Republican presidential candidate Nikki Haley lost in Iowa and New Hampshire. She placed second to “none of these candidates” in a Nevada primary for which there were no delegates at stake and where Donald Trump was not on the ballot. Now she has lost the primary in her home state of South Carolina, where she was a two-term governor.
Her insistence on staying in the race puts her in a rarefied position: the losing candidate who won’t quit.
No other major, modern candidate has refused to drop out of the race after so many losses.
Sen. Marco Rubio, the Florida Republican who ran in the crowded 2016 field that produced Trump as the GOP nominee, dropped out after he lost his home state of Florida. Fellow Floridian Jeb Bush, a former governor, dropped out earlier, after a disappointing finish in nearby South Carolina.
On the Democratic side, Sen. Elizabeth Warren of Massachusetts quit the Democratic race in 2020 shortly after Super Tuesday, which that year featured the Massachusetts primary. Finishing third was enough to convince Warren things were over.
Most candidates reading the writing on the wall drop out after Iowa or New Hampshire, or at least early enough to avoid the embarrassment of a home-state loss. That’s what Sen. Amy Klobuchar did in 2020, suspending her campaign days before Warren and before she was set to lose the primary in her home state of Minnesota.
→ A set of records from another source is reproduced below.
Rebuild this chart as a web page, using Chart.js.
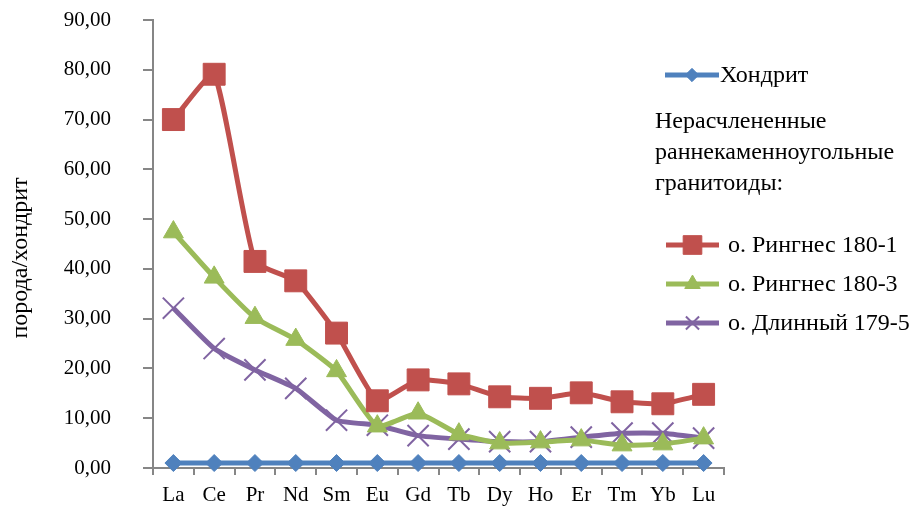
<!DOCTYPE html>
<html>
<head>
<meta charset="utf-8">
<script src="https://cdn.jsdelivr.net/npm/chart.js@4"></script>
<style>
  html, body { margin: 0; padding: 0; background: #fff; }
  #wrap { width: 916px; height: 512px; position: relative; }
</style>
</head>
<body>
<div id="wrap"><canvas id="reeChart" width="916" height="512"></canvas></div>
<script>
const elements = ['La', 'Ce', 'Pr', 'Nd', 'Sm', 'Eu', 'Gd', 'Tb', 'Dy', 'Ho', 'Er', 'Tm', 'Yb', 'Lu'];
const chondrite = [1, 1, 1, 1, 1, 1, 1, 1, 1, 1, 1, 1, 1, 1];
const ringnes1801 = [70, 79.1, 41.5, 37.6, 27.1, 13.5, 17.7, 16.9, 14.3, 14.0, 15.1, 13.3, 12.9, 14.8];
const ringnes1803 = [47.4, 38.3, 30.2, 25.8, 19.5, 8.4, 11.0, 6.8, 5.0, 5.2, 5.6, 4.6, 4.8, 6.0];
const dlinny1795 = [32.1, 24.0, 19.7, 16.0, 9.6, 8.6, 6.5, 5.8, 5.3, 5.3, 6.2, 7.0, 7.0, 6.0];
const yTicks = [0, 10, 20, 30, 40, 50, 60, 70, 80, 90];

const serif = '"Liberation Serif", "DejaVu Serif", serif';
const axisGray = '#868686';

const series = [
  { label: 'Хондрит', data: chondrite, color: '#4F81BD', style: 'rectRot', radius: 8.5, legendScale: 0.78 },
  { label: 'о. Рингнес 180-1', data: ringnes1801, color: '#C0504D', style: 'rect', radius: 15.5, legendScale: 0.85 },
  { label: 'о. Рингнес 180-3', data: ringnes1803, color: '#9BBB59', style: 'triangle', radius: 11.5, legendScale: 0.78 },
  { label: 'о. Длинный 179-5', data: dlinny1795, color: '#8064A2', style: 'crossRot', radius: 15, legendScale: 0.62 }
];

// legend + axis title drawn by hand, Excel style with a text block in the middle
const sideLegend = {
  id: 'sideLegend',
  afterDraw(chart) {
    const ctx = chart.ctx;
    const rows = [
      { s: 0, y: 75, x1: 665, x2: 719, tx: 720 },
      { s: 1, y: 245, x1: 666, x2: 719, tx: 728 },
      { s: 2, y: 284, x1: 666, x2: 719, tx: 728 },
      { s: 3, y: 323, x1: 666, x2: 719, tx: 728 }
    ];
    ctx.save();
    ctx.font = '24px ' + serif;
    ctx.textBaseline = 'middle';
    ctx.fillStyle = '#000';
    rows.forEach(r => {
      const s = series[r.s];
      ctx.strokeStyle = s.color;
      ctx.lineWidth = 5;
      ctx.lineCap = 'butt';
      ctx.beginPath();
      ctx.moveTo(r.x1, r.y);
      ctx.lineTo(r.x2, r.y);
      ctx.stroke();
      ctx.fillStyle = s.color;
      ctx.lineWidth = s.style === 'crossRot' ? 2 : 1;
      Chart.helpers.drawPoint(ctx, { pointStyle: s.style, radius: s.radius * s.legendScale, borderWidth: ctx.lineWidth }, (r.x1 + r.x2) / 2, r.y);
      ctx.fillStyle = '#000';
      ctx.fillText(s.label, r.tx, r.y + 1);
    });
    ['Нерасчлененные', 'раннекаменноугольные', 'гранитоиды:'].forEach((t, i) => {
      ctx.fillText(t, 655, 122 + i * 31);
    });
    // y axis title
    ctx.translate(21, 258);
    ctx.rotate(-Math.PI / 2);
    ctx.textAlign = 'center';
    ctx.fillText('порода/хондрит', 0, 0);
    ctx.restore();
  }
};

new Chart(document.getElementById('reeChart').getContext('2d'), {
  type: 'line',
  data: {
    labels: elements,
    datasets: series.map(s => ({
      label: s.label,
      data: s.data,
      borderColor: s.color,
      backgroundColor: s.color,
      borderWidth: 5,
      pointStyle: s.style,
      pointRadius: s.radius,
      pointHoverRadius: s.radius,
      pointBorderWidth: s.style === 'crossRot' ? 2 : 1,
      pointBorderColor: s.color,
      pointBackgroundColor: s.color,
      tension: 0.15,
      clip: false
    }))
  },
  options: {
    responsive: false,
    animation: false,
    layout: { autoPadding: false, padding: { top: 20, right: 192, left: 0, bottom: 0 } },
    plugins: {
      legend: { display: false },
      tooltip: { enabled: false }
    },
    scales: {
      x: {
        offset: true,
        grid: { offset: true, drawOnChartArea: false, drawTicks: true, tickLength: 7, color: axisGray, lineWidth: 2 },
        border: { display: true, color: axisGray, width: 2 },
        ticks: { color: '#000', font: { family: serif, size: 21 }, padding: 8, maxRotation: 0 },
        afterFit: s => { s.height = 44; }
      },
      y: {
        min: 0,
        max: 90,
        afterBuildTicks: s => { s.ticks = yTicks.map(v => ({ value: v })); },
        grid: { drawOnChartArea: false, drawTicks: true, tickLength: 10, color: axisGray, lineWidth: 2 },
        border: { display: true, color: axisGray, width: 2 },
        ticks: {
          color: '#000',
          font: { family: serif, size: 21 },
          padding: 32,
          callback: v => v.toFixed(2).replace('.', ',')
        },
        afterFit: s => {
          s.width = 153;
          s.paddingTop = 0;
          s.paddingBottom = 0;
        }
      }
    }
  },
  plugins: [sideLegend]
});
</script>
</body>
</html>
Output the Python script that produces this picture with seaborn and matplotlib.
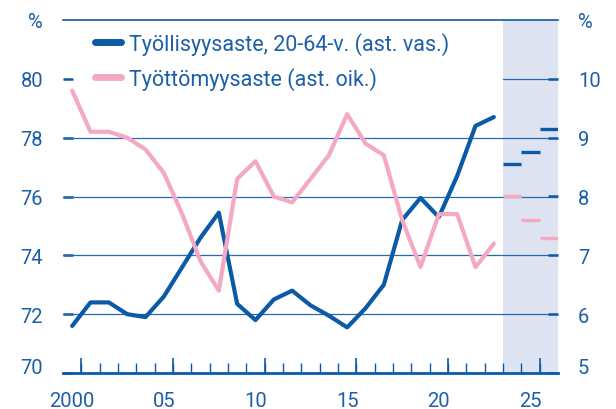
import numpy as np
import pandas as pd
import matplotlib
matplotlib.use("Agg")
import matplotlib.pyplot as plt
import matplotlib.transforms as mtransforms
from matplotlib.lines import Line2D
import seaborn as sns

# data
years = list(range(2000, 2024))
employment = [71.6, 72.4, 72.4, 72.0, 71.9, 72.6, 73.6, 74.6, 75.45, 72.35, 71.8,
              72.5, 72.8, 72.3, 71.95, 71.55, 72.2, 73.0, 75.2, 75.95, 75.3,
              76.7, 78.4, 78.7]
unemployment = [9.8, 9.1, 9.1, 9.0, 8.8, 8.4, 7.7, 6.9, 6.4, 8.3, 8.6,
                8.0, 7.9, 8.3, 8.7, 9.4, 8.9, 8.7, 7.6, 6.8, 7.7,
                7.7, 6.8, 7.2]
forecast_years = [2024, 2025, 2026]
employment_fc = [77.1, 77.5, 78.3]
unemployment_fc = [8.0, 7.6, 7.3]

x_labels = ["2000", "05", "10", "15", "20", "25"]
label_years = [2000, 2005, 2010, 2015, 2020, 2025]

BLUE = "#0b5aa8"
TEXT = "#1c5fa8"
PINK = "#f5a8c4"
SHADE = "#dee3f1"
GRID = "#2a68ae"

sns.set_style("white")
plt.rcParams["font.family"] = ["Roboto", "DejaVu Sans"]

df = pd.DataFrame({"year": years, "emp": employment, "unemp": unemployment})

fig = plt.figure(figsize=(6.16, 4.10), dpi=100)
ax = fig.add_axes([63 / 616, 36 / 410, 495 / 616, 353 / 410])
ax2 = ax.twinx()

fc_start = forecast_years[0] - 0.5
x_lo, x_hi = years[0] - 0.5, forecast_years[-1] + 0.5
ax.axvspan(fc_start, x_hi, color=SHADE, lw=0, zorder=0)

sns.lineplot(data=df, x="year", y="emp", ax=ax, color=BLUE, lw=3.0, zorder=3)
sns.lineplot(data=df, x="year", y="unemp", ax=ax2, color=PINK, lw=3.0, zorder=3)

fy = np.array(forecast_years)
ax.hlines(employment_fc, fy - 0.5, fy + 0.5, color=BLUE, lw=2.4, zorder=3)
ax2.hlines(unemployment_fc, fy - 0.5, fy + 0.5, color=PINK, lw=2.4, zorder=3)

ax.set_xlim(x_lo, x_hi)
ax.set_ylim(70, 82)
ax2.set_ylim(5, 11)
ax.set_xlabel("")
ax.set_ylabel("")
ax2.set_ylabel("")

# grid lines
for v in [72, 74, 76, 78]:
    ax.axhline(v, color=GRID, lw=0.9, zorder=1)
frac = (fc_start - x_lo) / (x_hi - x_lo)
ax.axhline(80, xmin=frac, xmax=1, color=GRID, lw=0.9, zorder=1)

ax.set_yticks([70, 72, 74, 76, 78, 80])
ax2.set_yticks([5, 6, 7, 8, 9, 10])
ax.tick_params(axis="y", direction="in", length=7, width=1.8, color=BLUE,
               labelsize=14.5, labelcolor=TEXT, pad=14.4, left=True)
ax2.tick_params(axis="y", direction="in", length=7, width=1.8, color=BLUE,
                labelsize=14.5, labelcolor=TEXT, pad=14.4, right=True)

# lift the bottom labels off the axis line a little
lift = mtransforms.ScaledTranslation(0, 7 / 100, fig.dpi_scale_trans)
for lab in (ax.get_yticklabels()[0], ax2.get_yticklabels()[0]):
    lab.set_transform(lab.get_transform() + lift)

# x axis: labels on the years, ticks between years
ax.set_xticks(label_years)
ax.set_xticklabels(x_labels)
ax.set_xticks(np.arange(x_lo + 1, x_hi, 1.0), minor=True)
ax.tick_params(axis="x", which="major", length=0, labelsize=14.5,
               labelcolor=TEXT, pad=13)
ax.tick_params(axis="x", which="minor", direction="in", length=7, width=1.0,
               color=BLUE, bottom=True)
sec = ax.secondary_xaxis("bottom")
sec.set_xticks([y + 0.5 for y in label_years])
sec.set_xticklabels([])
sec.tick_params(axis="x", direction="in", length=11, width=1.2, color=BLUE)
sec.spines["bottom"].set_visible(False)

for a in (ax, ax2):
    for s in ["left", "right"]:
        a.spines[s].set_visible(False)
ax2.spines["bottom"].set_visible(False)
ax2.spines["top"].set_visible(False)
ax.spines["bottom"].set_color(BLUE)
ax.spines["bottom"].set_linewidth(2.0)
ax.spines["top"].set_color(BLUE)
ax.spines["top"].set_linewidth(1.2)

fig.text(43 / 616, 1 - 22 / 410, "%", ha="right", va="center",
         fontsize=14.5, color=TEXT)
fig.text(578 / 616, 1 - 22 / 410, "%", ha="left", va="center",
         fontsize=14.5, color=TEXT)

handles = [Line2D([], [], color=BLUE, lw=5),
           Line2D([], [], color=PINK, lw=5)]
labels = ["Työllisyysaste, 20-64-v. (ast. vas.)", "Työttömyysaste (ast. oik.)"]
leg = ax2.legend(handles, labels, loc="upper left", bbox_to_anchor=(0.048, 0.99),
                 frameon=False, fontsize=15.5, handlelength=1.2,
                 handletextpad=0.37, labelspacing=0.55, borderaxespad=0)
for t in leg.get_texts():
    t.set_color(TEXT)

fig.savefig("out.png", dpi=100)
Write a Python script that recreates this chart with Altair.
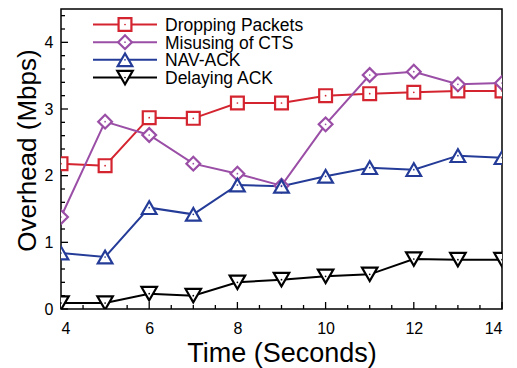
import altair as alt
import pandas as pd

time = [4, 5, 6, 7, 8, 9, 10, 11, 12, 13, 14]
dropping = [2.18, 2.15, 2.87, 2.86, 3.09, 3.09, 3.20, 3.23, 3.25, 3.27, 3.27]
misusing = [1.38, 2.81, 2.61, 2.18, 2.03, 1.85, 2.77, 3.51, 3.56, 3.37, 3.39]
navack = [0.84, 0.78, 1.52, 1.42, 1.86, 1.84, 1.99, 2.12, 2.09, 2.30, 2.27]
delaying = [0.09, 0.09, 0.23, 0.20, 0.40, 0.44, 0.49, 0.52, 0.75, 0.74, 0.74]

series_names = ["Dropping Packets", "Misusing of CTS", "NAV-ACK", "Delaying ACK"]
colors = ["#d42430", "#9a4ea6", "#243c98", "#000000"]
shapes = ["square", "diamond", "triangle-up", "triangle-down"]
marker_sizes = [165, 240, 280, 240]

x_major = [4, 6, 8, 10, 12, 14]
x_minor = [4.5, 5, 5.5, 6.5, 7, 7.5, 8.5, 9, 9.5, 10.5, 11, 11.5, 12.5, 13, 13.5]
y_major = [0, 1, 2, 3, 4]
y_minor = [0.2, 0.4, 0.6, 0.8, 1.2, 1.4, 1.6, 1.8, 2.2, 2.4, 2.6, 2.8,
           3.2, 3.4, 3.6, 3.8, 4.2, 4.4]

W, H = 441, 300
FONT = "Liberation Sans"

rows = []
for name, vals in zip(series_names, [dropping, misusing, navack, delaying]):
    for t, v in zip(time, vals):
        rows.append({"time": t, "value": v, "series": name})
df = pd.DataFrame(rows)
leg_df = pd.DataFrame({"series": series_names})

xs = alt.Scale(domain=[4, 14], nice=False)
ys = alt.Scale(domain=[0, 4.5], nice=False)
cs = alt.Scale(domain=series_names, range=colors)
ss = alt.Scale(domain=series_names, range=shapes)
zs = alt.Scale(domain=series_names, range=marker_sizes)

X = alt.X("time:Q", scale=xs,
          axis=alt.Axis(values=x_major, format="d", tickSize=0, labelPadding=11,
                        title="Time (Seconds)", titlePadding=4, titleFontSize=27,
                        grid=False, domain=False))
Y = alt.Y("value:Q", scale=ys,
          axis=alt.Axis(values=y_major, format="d", tickSize=0, labelPadding=8,
                        title="Overhead (Mbps)", titlePadding=4, titleFontSize=26,
                        titleY=141, grid=False, domain=False))
COLOR = alt.Color("series:N", scale=cs, legend=None)
SHAPE = alt.Shape("series:N", scale=ss, legend=None)
SIZE = alt.Size("series:N", scale=zs, legend=None)

base = alt.Chart(df)

lines = base.mark_line(strokeWidth=2, clip=True).encode(
    x=X, y=Y, color=COLOR, detail="series:N")

points = base.mark_point(filled=False, fill="white", strokeWidth=2.2,
                         opacity=1, clip=True).encode(
    x=X, y=Y, color=COLOR, shape=SHAPE, size=SIZE)

dots = base.mark_circle(size=3, opacity=1, clip=True).encode(x=X, y=Y, color=COLOR)

# legend (inside, top-left), rows placed by an ordinal point scale
LY = alt.Y("series:N", scale=alt.Scale(type="point", domain=series_names,
                                       range=[15.5, 68.5], padding=0), axis=None)
lbase = alt.Chart(leg_df)
leg_lines = lbase.mark_rule(strokeWidth=2).encode(
    x=alt.value(32), x2=alt.value(96), y=LY, color=COLOR)
leg_points = lbase.mark_point(filled=False, fill="white", strokeWidth=2.2,
                              opacity=1).encode(
    x=alt.value(64), y=LY, color=COLOR, shape=SHAPE, size=SIZE)
leg_dots = lbase.mark_circle(size=3, opacity=1).encode(x=alt.value(64), y=LY, color=COLOR)
leg_text = lbase.mark_text(align="left", baseline="alphabetic", dy=6.5, fontSize=17.5,
                           font=FONT, color="black").encode(
    x=alt.value(104), y=LY, text="series:N")

xmaj = pd.DataFrame({"v": x_major})
xmin = pd.DataFrame({"v": x_minor})
ymaj = pd.DataFrame({"v": y_major})
ymin = pd.DataFrame({"v": y_minor})

def xticks(d, length):
    return alt.Chart(d).mark_rule(color="black", strokeWidth=1.3).encode(
        x=alt.X("v:Q", scale=xs), y=alt.value(H), y2=alt.value(H - length))

def yticks(d, length):
    return alt.Chart(d).mark_rule(color="black", strokeWidth=1.3).encode(
        y=alt.Y("v:Q", scale=ys), x=alt.value(0), x2=alt.value(length))

main = alt.layer(
    xticks(xmaj, 7), xticks(xmin, 4), yticks(ymaj, 7), yticks(ymin, 4),
    lines, points, dots,
)
legend = alt.layer(leg_lines, leg_points, leg_dots, leg_text)

chart = alt.layer(main, legend).resolve_scale(y="independent").properties(
    width=W, height=H,
    background="white",
    autosize=alt.AutoSizeParams(type="none"),
    padding={"left": 61, "top": 9, "right": 15, "bottom": 59},
).configure_view(
    stroke="black", strokeWidth=1.5,
).configure_axis(
    labelFont=FONT, labelFontSize=16, labelColor="black",
    titleFont=FONT, titleColor="black", titleFontWeight="normal",
)

chart.save("out.html", embed_options={"renderer": "svg", "actions": False})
Some candidates do keep going. They’re usually more on the fringes of their parties.
Former Rep. Ron Paul ran in both the 2008 and 2012 GOP primaries. He admitted he wasn’t going to win and would wind down active campaigning before losing the primary in his home state of Texas in 2008. His campaign ran out of money for active campaigning in 2012, but he technically remained an active candidate trying to secure delegates and influence the party. The person who did win the Republican nomination that year, Mitt Romney, clinched the magic number of delegates with his victory in Texas.
Undeterred, Paul’s supporters swarmed the state GOP convention in Iowa and, despite his poor showing at the Iowa caucuses in January, secured him most of Iowa’s convention delegates. Republicans have since changed the rules in most states.
Former Rep. Dennis Kucinich also made an argument about influencing the agenda when he refused to drop out of the 2004 Democratic primary race. Kucinich only got 9% of the vote in his home state of Ohio, but he maintained his candidacy until just before the Democratic convention. Kucinich won zero states and amassed just a smattering of delegates.
Could Haley win delegates without winning states?
If Haley isn’t likely – at least not at the moment – to win any primaries or caucuses, is there an argument she could amass enough to keep Trump from securing it?
That also seems extremely unlikely. Trump’s campaign believes the former president will have enough delegates to secure the GOP nomination – the magic number is 1,215 of 2,429 delegates – before the end of March. Heading into South Carolina, Trump had 63 delegates and Haley had 17.
Haley has mentioned Super Tuesday, March 5, as a key date. In 15 contests, more than 850 delegates, 35% of the Republican total, will be up for grabs on that date. But it still isn’t halfway through the primaries. It’s also before any of Trump’s four criminal trials get under way, although news coverage of those trials do not seem likely to hurt him in Republican primaries.
Haley argues that Republican primary voters deserve a choice, and she argues that Trump, while the clear favorite of Republican primary voters, will have a harder time winning the general election.
“It is literally impossible that we will win an election if Donald Trump is the nominee,” she told CNN’s Jake Tapper Thursday, days before the South Carolina primary.
Most Republican voters, at least so far, don’t seem to agree. Haley told Tapper she’ll stay in the race “as long as I possibly can.”